London
Patricia L. Boyd
3236RLS
4 Eros House
Le Bourgeois
January 28–March 11, 2017
Patricia L. Boyd works in various media, including photography and film. Each new work is executed according to a formula conceived in response to a sociopolitical situation. Nothing, however, is reducible to any obvious logic. An earlier video (Carl dis/ assembling w/ self, 2013) was made by giving a camera to a mechanic and asking him to take apart an engine using one hand while filming himself with the other. The outcome is a jolting portrait of strained efficiency, resembling a verité remake of Richard Serra’s Hand Catching Lead, 1968.

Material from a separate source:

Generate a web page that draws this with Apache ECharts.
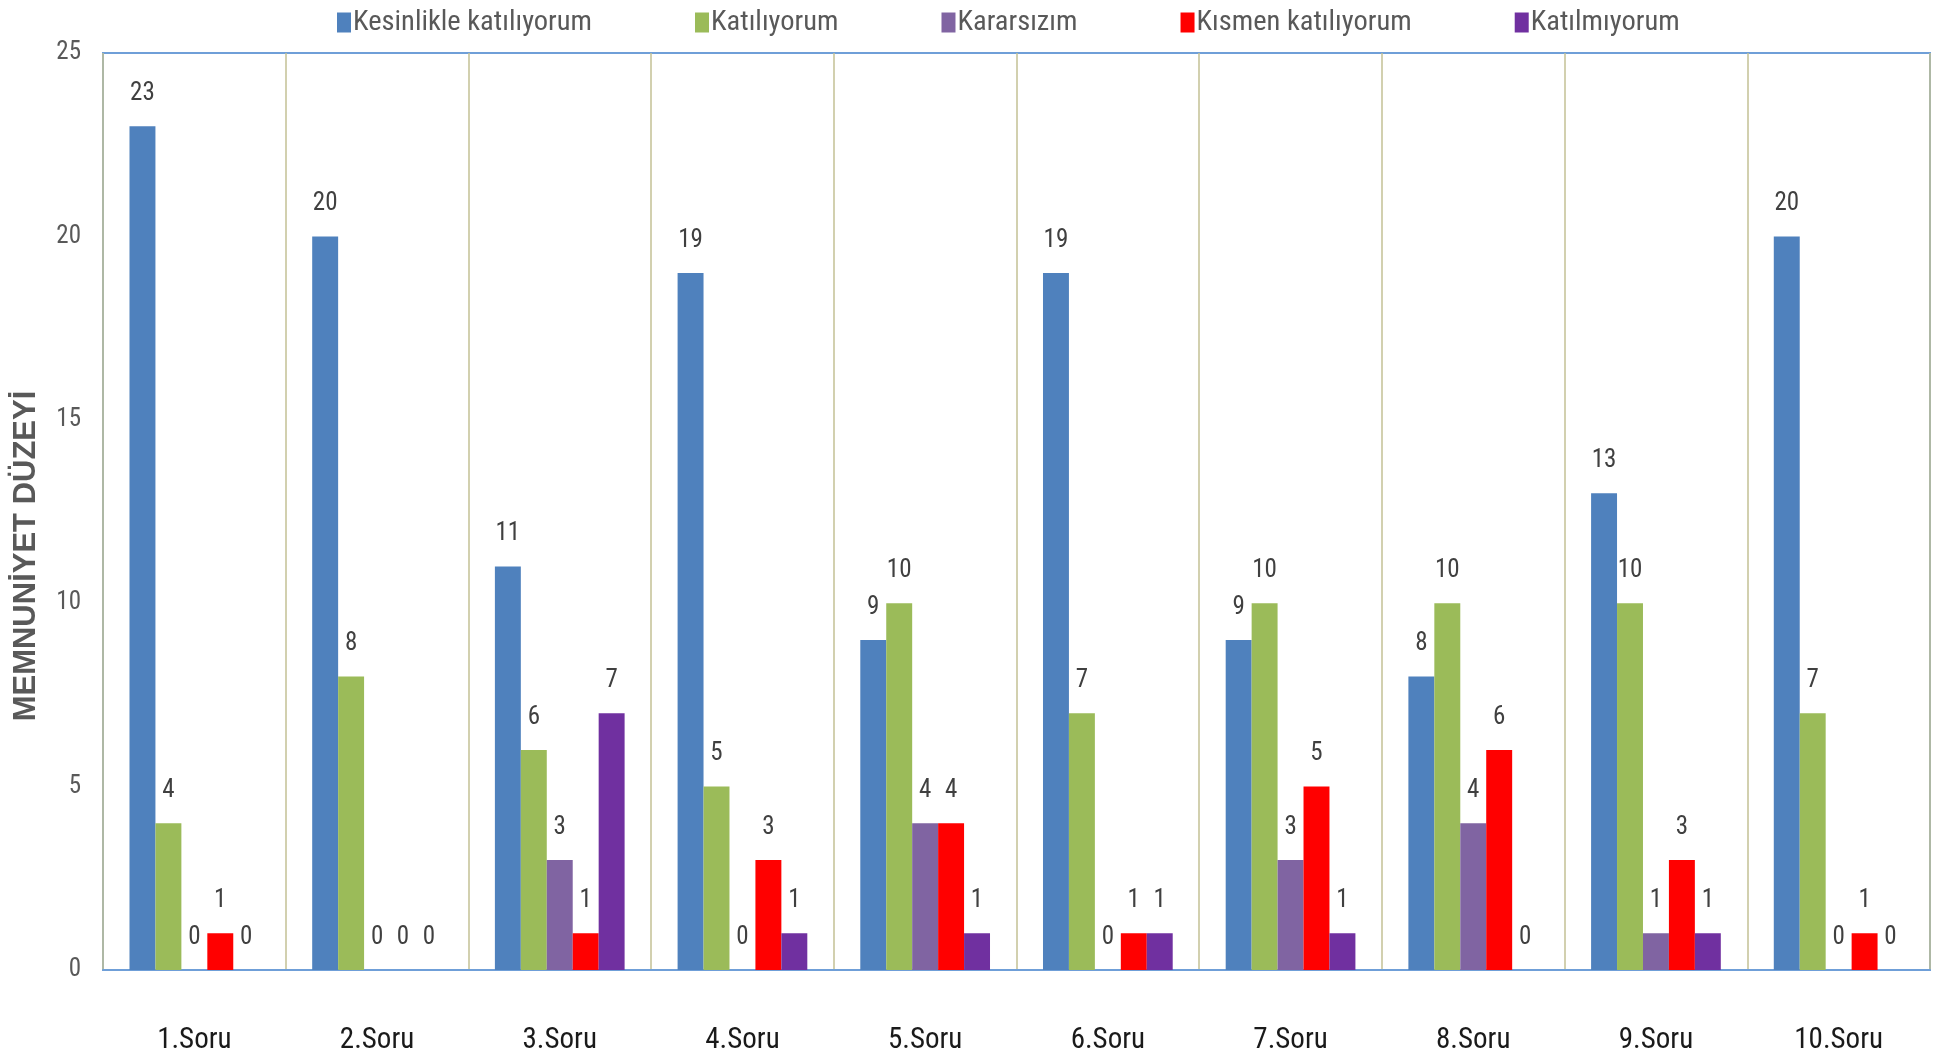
<!DOCTYPE html>
<html><head><meta charset="utf-8">
<script src="https://cdn.jsdelivr.net/npm/echarts@6/dist/echarts.min.js"></script>
<style>html,body{margin:0;padding:0;background:#fff}#c{width:1937px;height:1064px}</style>
</head><body><div id="c"></div>
<script>
const categories = ['1.Soru','2.Soru','3.Soru','4.Soru','5.Soru','6.Soru','7.Soru','8.Soru','9.Soru','10.Soru'];
const seriesNames = ['Kesinlikle katılıyorum','Katılıyorum','Kararsızım','Kısmen katılıyorum','Katılmıyorum'];
const kesinlikle = [23,20,11,19,9,19,9,8,13,20];
const katiliyorum = [4,8,6,5,10,7,10,10,10,7];
const kararsizim = [0,0,3,0,4,0,3,4,1,0];
const kismen = [1,0,1,3,4,1,5,6,3,1];
const katilmiyorum = [0,0,7,1,1,1,1,0,1,0];
const yTicks = {min:0, max:25, interval:5};
const yTitle = 'MEMNUNİYET DÜZEYİ';

const colors = ['#4f81bd','#9bbb59','#8064a2','#ff0000','#7030a0'];
const FONT = '"Liberation Sans Narrow","Arial Narrow","Roboto Condensed","Liberation Sans",sans-serif';
const allData = [kesinlikle,katiliyorum,kararsizim,kismen,katilmiyorum];

const chart = echarts.init(document.getElementById('c'));
chart.setOption({
  animation:false,
  color: colors,
  legend: {
    top: 3, left: 332, itemGap: 103,
    itemWidth: 14, itemHeight: 20,
    icon: 'rect',
    textStyle: {fontFamily: FONT, fontSize: 28.5, color:'#595959', padding:[0,0,0,-3]},
    data: seriesNames
  },
  graphic: [{
    type:'text', rotation: Math.PI/2,
    x: 26, y: 556,
    style: {text: yTitle, fontFamily:'"Liberation Sans",Arial,sans-serif', fontSize:31, fontWeight:'bold', fill:'#595959', align:'center', verticalAlign:'middle'}
  }],
  grid: {left:103, right:7, top:53, bottom:94, show:true, borderColor:'#6f9fd8', borderWidth:2},
  xAxis: {
    type:'category', data: categories,
    axisLine:{show:true, lineStyle:{color:'#6f9fd8', width:2}},
    axisTick:{show:false},
    splitLine:{show:true, lineStyle:{color:'#c3c095', width:1.5}},
    axisLabel:{fontFamily:FONT, fontSize:29, color:'#1a1a1a', margin:56}
  },
  yAxis: {
    type:'value', min:yTicks.min, max:yTicks.max, interval:yTicks.interval,
    axisLine:{show:false}, axisTick:{show:false}, splitLine:{show:false},
    axisLabel:{fontFamily:FONT, fontSize:25, color:'#595959', margin:22}
  },
  series: seriesNames.map((n,i)=>({
    name:n, type:'bar', data: allData[i],
    barGap:'0%', barCategoryGap:'29%',
    label:{show:true, position:'top', distance:20, fontFamily:FONT, fontSize:25, color:'#404040'}
  }))
});
</script></body></html>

In this new show, evidence of the work’s making appears as creases in the four large-scale photograms she has mounted on the gallery walls. They were made by briefly exposing large sheets of photographic paper while pressing them up against the gallery’s shop-front windows, onto which short phrases—as in La Peuple! and Le Bourgeois French & Mediterranean, both 2017—have been applied in a vintage font and highlighted by a scalloped pattern. The results, cut up and reassembled, suggest an old black-and-white credits sequence. Blurring and tonal modulation caused by the movements of the unwieldy sheets and their varied exposure to the outside streetlight heighten their resemblance to stills from a cheap, murky exploitation film.
The fragments of text play with the name of the gallery, formerly a restaurant also called Le Bourgeois. The restaurant lost its license after neighbors accused the regulars of fighting, fucking, and defecating on the pavement outside.